↓

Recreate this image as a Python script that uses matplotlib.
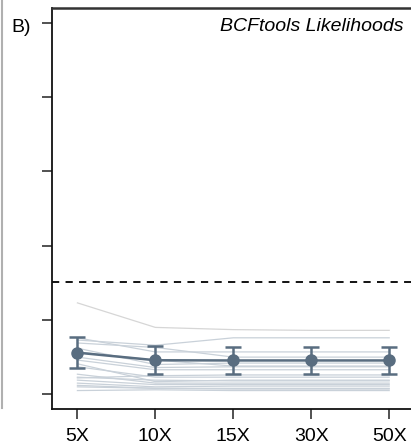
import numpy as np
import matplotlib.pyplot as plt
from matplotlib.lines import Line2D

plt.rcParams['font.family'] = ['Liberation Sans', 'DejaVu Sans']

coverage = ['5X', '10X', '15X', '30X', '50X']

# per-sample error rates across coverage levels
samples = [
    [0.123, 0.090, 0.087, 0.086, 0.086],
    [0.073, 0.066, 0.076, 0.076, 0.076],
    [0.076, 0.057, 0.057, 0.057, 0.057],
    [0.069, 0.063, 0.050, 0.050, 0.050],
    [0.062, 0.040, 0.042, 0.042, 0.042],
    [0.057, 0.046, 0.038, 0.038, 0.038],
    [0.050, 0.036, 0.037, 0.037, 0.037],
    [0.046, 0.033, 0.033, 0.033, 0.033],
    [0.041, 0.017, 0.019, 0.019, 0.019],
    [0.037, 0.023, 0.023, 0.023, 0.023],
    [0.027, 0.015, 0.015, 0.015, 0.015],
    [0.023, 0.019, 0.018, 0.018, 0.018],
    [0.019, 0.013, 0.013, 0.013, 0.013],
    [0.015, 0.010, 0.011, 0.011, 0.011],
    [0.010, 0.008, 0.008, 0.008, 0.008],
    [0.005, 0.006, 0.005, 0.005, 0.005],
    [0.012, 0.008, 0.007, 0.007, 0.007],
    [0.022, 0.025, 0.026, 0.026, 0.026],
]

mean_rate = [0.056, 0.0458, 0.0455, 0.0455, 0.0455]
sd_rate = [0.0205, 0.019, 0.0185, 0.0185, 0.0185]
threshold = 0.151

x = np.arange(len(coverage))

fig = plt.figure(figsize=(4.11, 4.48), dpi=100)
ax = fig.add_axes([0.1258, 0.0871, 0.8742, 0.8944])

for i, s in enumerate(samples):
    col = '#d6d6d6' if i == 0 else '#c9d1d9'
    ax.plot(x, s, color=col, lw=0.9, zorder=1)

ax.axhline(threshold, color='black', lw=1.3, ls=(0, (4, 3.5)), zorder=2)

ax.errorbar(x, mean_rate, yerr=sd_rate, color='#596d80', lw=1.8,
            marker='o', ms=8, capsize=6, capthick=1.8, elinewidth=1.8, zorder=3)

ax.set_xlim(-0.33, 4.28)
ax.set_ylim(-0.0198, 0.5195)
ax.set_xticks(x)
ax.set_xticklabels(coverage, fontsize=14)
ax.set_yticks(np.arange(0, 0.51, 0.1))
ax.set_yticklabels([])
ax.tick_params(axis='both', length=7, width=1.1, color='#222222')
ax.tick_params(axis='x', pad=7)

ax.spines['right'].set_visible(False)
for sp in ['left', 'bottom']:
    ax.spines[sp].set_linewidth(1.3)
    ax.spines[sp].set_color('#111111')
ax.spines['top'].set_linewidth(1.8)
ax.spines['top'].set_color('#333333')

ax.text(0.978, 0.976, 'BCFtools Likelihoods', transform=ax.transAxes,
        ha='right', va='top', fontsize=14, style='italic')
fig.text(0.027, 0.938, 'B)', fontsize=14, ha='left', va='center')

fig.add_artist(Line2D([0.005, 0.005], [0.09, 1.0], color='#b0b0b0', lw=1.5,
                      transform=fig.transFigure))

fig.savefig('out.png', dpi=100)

↑

• Problem to solve: Search the data for the word "matplotlib" and copy each line where it appears.

• Expected answer:
Recreate this image as a Python script that uses matplotlib.
import matplotlib.pyplot as plt
from matplotlib.lines import Line2D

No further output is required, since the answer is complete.